> _OBJECTIVE_
Exactly as written, quote every line that follows, skipping the images.
-- DATA LINES start --
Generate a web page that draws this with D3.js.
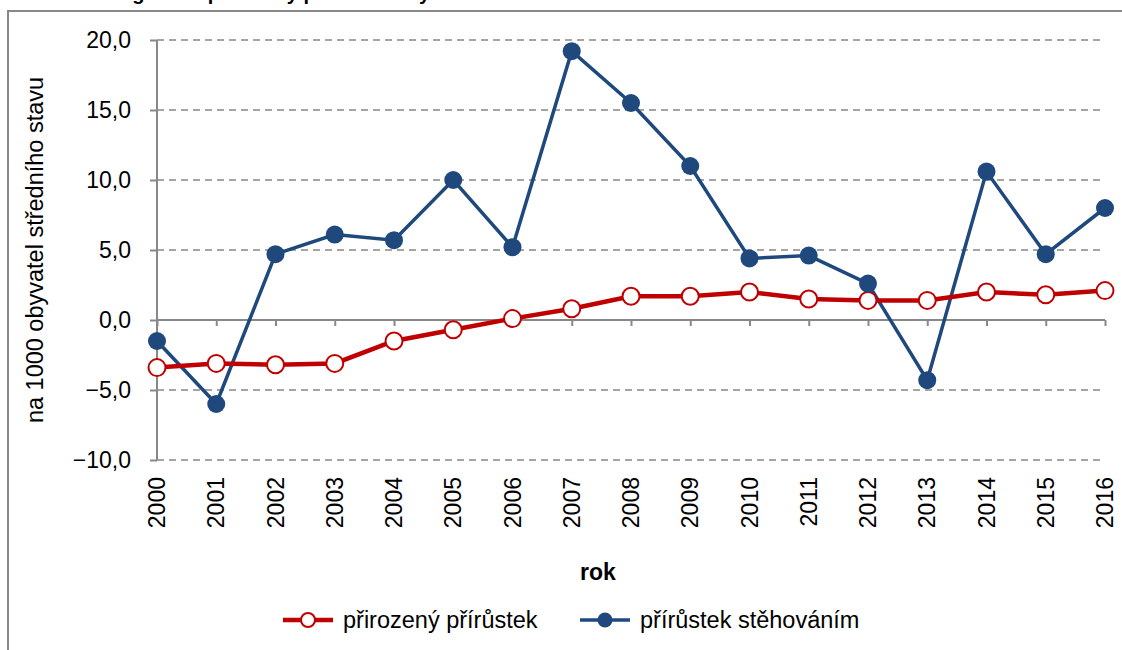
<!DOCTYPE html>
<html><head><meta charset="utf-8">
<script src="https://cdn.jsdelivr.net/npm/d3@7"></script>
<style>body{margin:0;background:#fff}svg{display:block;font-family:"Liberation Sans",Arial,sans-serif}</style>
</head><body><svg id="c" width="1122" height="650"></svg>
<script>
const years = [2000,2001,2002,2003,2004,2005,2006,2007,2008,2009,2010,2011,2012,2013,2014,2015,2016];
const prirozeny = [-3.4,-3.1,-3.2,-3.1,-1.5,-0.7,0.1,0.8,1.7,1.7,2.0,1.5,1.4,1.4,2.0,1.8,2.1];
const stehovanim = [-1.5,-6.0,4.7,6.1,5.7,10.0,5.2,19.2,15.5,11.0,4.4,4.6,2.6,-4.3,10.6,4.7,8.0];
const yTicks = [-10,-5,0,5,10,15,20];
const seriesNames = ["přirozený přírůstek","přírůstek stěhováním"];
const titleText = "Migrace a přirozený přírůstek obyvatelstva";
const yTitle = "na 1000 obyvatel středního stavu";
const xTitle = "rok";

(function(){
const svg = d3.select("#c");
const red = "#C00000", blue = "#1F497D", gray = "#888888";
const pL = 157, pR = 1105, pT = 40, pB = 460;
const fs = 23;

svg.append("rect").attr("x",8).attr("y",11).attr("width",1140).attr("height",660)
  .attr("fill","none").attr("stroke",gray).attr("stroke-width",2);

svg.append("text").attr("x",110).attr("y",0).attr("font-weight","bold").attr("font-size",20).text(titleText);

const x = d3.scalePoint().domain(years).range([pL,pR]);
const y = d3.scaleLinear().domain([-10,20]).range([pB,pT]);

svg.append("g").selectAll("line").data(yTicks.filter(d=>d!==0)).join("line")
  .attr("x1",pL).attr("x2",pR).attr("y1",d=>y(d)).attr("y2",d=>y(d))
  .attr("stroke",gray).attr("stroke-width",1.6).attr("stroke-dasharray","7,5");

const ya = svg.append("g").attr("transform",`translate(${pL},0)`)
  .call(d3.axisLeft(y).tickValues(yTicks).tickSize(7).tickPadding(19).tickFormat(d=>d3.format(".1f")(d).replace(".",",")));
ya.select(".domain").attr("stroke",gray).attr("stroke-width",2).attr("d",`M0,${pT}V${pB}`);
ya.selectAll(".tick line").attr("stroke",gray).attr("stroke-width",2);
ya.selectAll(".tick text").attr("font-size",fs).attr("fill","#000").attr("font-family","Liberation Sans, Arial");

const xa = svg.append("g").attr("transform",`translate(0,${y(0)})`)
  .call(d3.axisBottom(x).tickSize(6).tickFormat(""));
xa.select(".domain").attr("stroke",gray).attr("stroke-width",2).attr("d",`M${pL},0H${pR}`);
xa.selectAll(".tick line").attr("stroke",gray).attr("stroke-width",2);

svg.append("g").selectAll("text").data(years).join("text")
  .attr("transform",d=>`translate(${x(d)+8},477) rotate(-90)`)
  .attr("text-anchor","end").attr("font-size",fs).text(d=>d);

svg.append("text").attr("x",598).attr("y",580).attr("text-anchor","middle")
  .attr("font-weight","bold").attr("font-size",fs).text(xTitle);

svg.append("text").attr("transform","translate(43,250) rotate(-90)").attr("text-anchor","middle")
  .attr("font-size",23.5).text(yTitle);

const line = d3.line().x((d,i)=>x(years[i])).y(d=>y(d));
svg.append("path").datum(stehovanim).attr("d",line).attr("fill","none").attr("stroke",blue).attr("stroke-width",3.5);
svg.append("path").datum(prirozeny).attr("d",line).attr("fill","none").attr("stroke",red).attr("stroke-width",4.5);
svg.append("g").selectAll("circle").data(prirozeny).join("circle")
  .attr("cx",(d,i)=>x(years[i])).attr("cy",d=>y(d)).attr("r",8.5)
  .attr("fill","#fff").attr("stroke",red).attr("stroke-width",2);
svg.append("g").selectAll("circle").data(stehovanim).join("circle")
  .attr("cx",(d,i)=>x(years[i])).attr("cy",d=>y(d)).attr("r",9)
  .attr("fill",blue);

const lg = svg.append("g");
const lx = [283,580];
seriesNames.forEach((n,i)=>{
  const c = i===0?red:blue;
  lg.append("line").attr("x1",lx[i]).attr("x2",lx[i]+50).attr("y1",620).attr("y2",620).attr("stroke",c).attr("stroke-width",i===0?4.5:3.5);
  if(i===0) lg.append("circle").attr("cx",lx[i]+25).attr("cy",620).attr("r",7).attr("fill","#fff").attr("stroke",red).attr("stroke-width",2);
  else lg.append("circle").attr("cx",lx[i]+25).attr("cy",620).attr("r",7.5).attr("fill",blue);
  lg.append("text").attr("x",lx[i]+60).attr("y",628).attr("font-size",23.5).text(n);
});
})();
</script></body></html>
-- DATA LINES end --
> _RESPONSE FOR THIS EXERCISE_
Generate a web page that draws this with D3.js.
<!DOCTYPE html>
<html><head><meta charset="utf-8">
<script src="https://cdn.jsdelivr.net/npm/d3@7"></script>
<style>body{margin:0;background:#fff}svg{display:block;font-family:"Liberation Sans",Arial,sans-serif}</style>
</head><body><svg id="c" width="1122" height="650"></svg>
<script>
const years = [2000,2001,2002,2003,2004,2005,2006,2007,2008,2009,2010,2011,2012,2013,2014,2015,2016];
const prirozeny = [-3.4,-3.1,-3.2,-3.1,-1.5,-0.7,0.1,0.8,1.7,1.7,2.0,1.5,1.4,1.4,2.0,1.8,2.1];
const stehovanim = [-1.5,-6.0,4.7,6.1,5.7,10.0,5.2,19.2,15.5,11.0,4.4,4.6,2.6,-4.3,10.6,4.7,8.0];
const yTicks = [-10,-5,0,5,10,15,20];
const seriesNames = ["přirozený přírůstek","přírůstek stěhováním"];
const titleText = "Migrace a přirozený přírůstek obyvatelstva";
const yTitle = "na 1000 obyvatel středního stavu";
const xTitle = "rok";

(function(){
const svg = d3.select("#c");
const red = "#C00000", blue = "#1F497D", gray = "#888888";
const pL = 157, pR = 1105, pT = 40, pB = 460;
const fs = 23;

svg.append("rect").attr("x",8).attr("y",11).attr("width",1140).attr("height",660)
  .attr("fill","none").attr("stroke",gray).attr("stroke-width",2);

svg.append("text").attr("x",110).attr("y",0).attr("font-weight","bold").attr("font-size",20).text(titleText);

const x = d3.scalePoint().domain(years).range([pL,pR]);
const y = d3.scaleLinear().domain([-10,20]).range([pB,pT]);

svg.append("g").selectAll("line").data(yTicks.filter(d=>d!==0)).join("line")
  .attr("x1",pL).attr("x2",pR).attr("y1",d=>y(d)).attr("y2",d=>y(d))
  .attr("stroke",gray).attr("stroke-width",1.6).attr("stroke-dasharray","7,5");

const ya = svg.append("g").attr("transform",`translate(${pL},0)`)
  .call(d3.axisLeft(y).tickValues(yTicks).tickSize(7).tickPadding(19).tickFormat(d=>d3.format(".1f")(d).replace(".",",")));
ya.select(".domain").attr("stroke",gray).attr("stroke-width",2).attr("d",`M0,${pT}V${pB}`);
ya.selectAll(".tick line").attr("stroke",gray).attr("stroke-width",2);
ya.selectAll(".tick text").attr("font-size",fs).attr("fill","#000").attr("font-family","Liberation Sans, Arial");

const xa = svg.append("g").attr("transform",`translate(0,${y(0)})`)
  .call(d3.axisBottom(x).tickSize(6).tickFormat(""));
xa.select(".domain").attr("stroke",gray).attr("stroke-width",2).attr("d",`M${pL},0H${pR}`);
xa.selectAll(".tick line").attr("stroke",gray).attr("stroke-width",2);

svg.append("g").selectAll("text").data(years).join("text")
  .attr("transform",d=>`translate(${x(d)+8},477) rotate(-90)`)
  .attr("text-anchor","end").attr("font-size",fs).text(d=>d);

svg.append("text").attr("x",598).attr("y",580).attr("text-anchor","middle")
  .attr("font-weight","bold").attr("font-size",fs).text(xTitle);

svg.append("text").attr("transform","translate(43,250) rotate(-90)").attr("text-anchor","middle")
  .attr("font-size",23.5).text(yTitle);

const line = d3.line().x((d,i)=>x(years[i])).y(d=>y(d));
svg.append("path").datum(stehovanim).attr("d",line).attr("fill","none").attr("stroke",blue).attr("stroke-width",3.5);
svg.append("path").datum(prirozeny).attr("d",line).attr("fill","none").attr("stroke",red).attr("stroke-width",4.5);
svg.append("g").selectAll("circle").data(prirozeny).join("circle")
  .attr("cx",(d,i)=>x(years[i])).attr("cy",d=>y(d)).attr("r",8.5)
  .attr("fill","#fff").attr("stroke",red).attr("stroke-width",2);
svg.append("g").selectAll("circle").data(stehovanim).join("circle")
  .attr("cx",(d,i)=>x(years[i])).attr("cy",d=>y(d)).attr("r",9)
  .attr("fill",blue);

const lg = svg.append("g");
const lx = [283,580];
seriesNames.forEach((n,i)=>{
  const c = i===0?red:blue;
  lg.append("line").attr("x1",lx[i]).attr("x2",lx[i]+50).attr("y1",620).attr("y2",620).attr("stroke",c).attr("stroke-width",i===0?4.5:3.5);
  if(i===0) lg.append("circle").attr("cx",lx[i]+25).attr("cy",620).attr("r",7).attr("fill","#fff").attr("stroke",red).attr("stroke-width",2);
  else lg.append("circle").attr("cx",lx[i]+25).attr("cy",620).attr("r",7.5).attr("fill",blue);
  lg.append("text").attr("x",lx[i]+60).attr("y",628).attr("font-size",23.5).text(n);
});
})();
</script></body></html>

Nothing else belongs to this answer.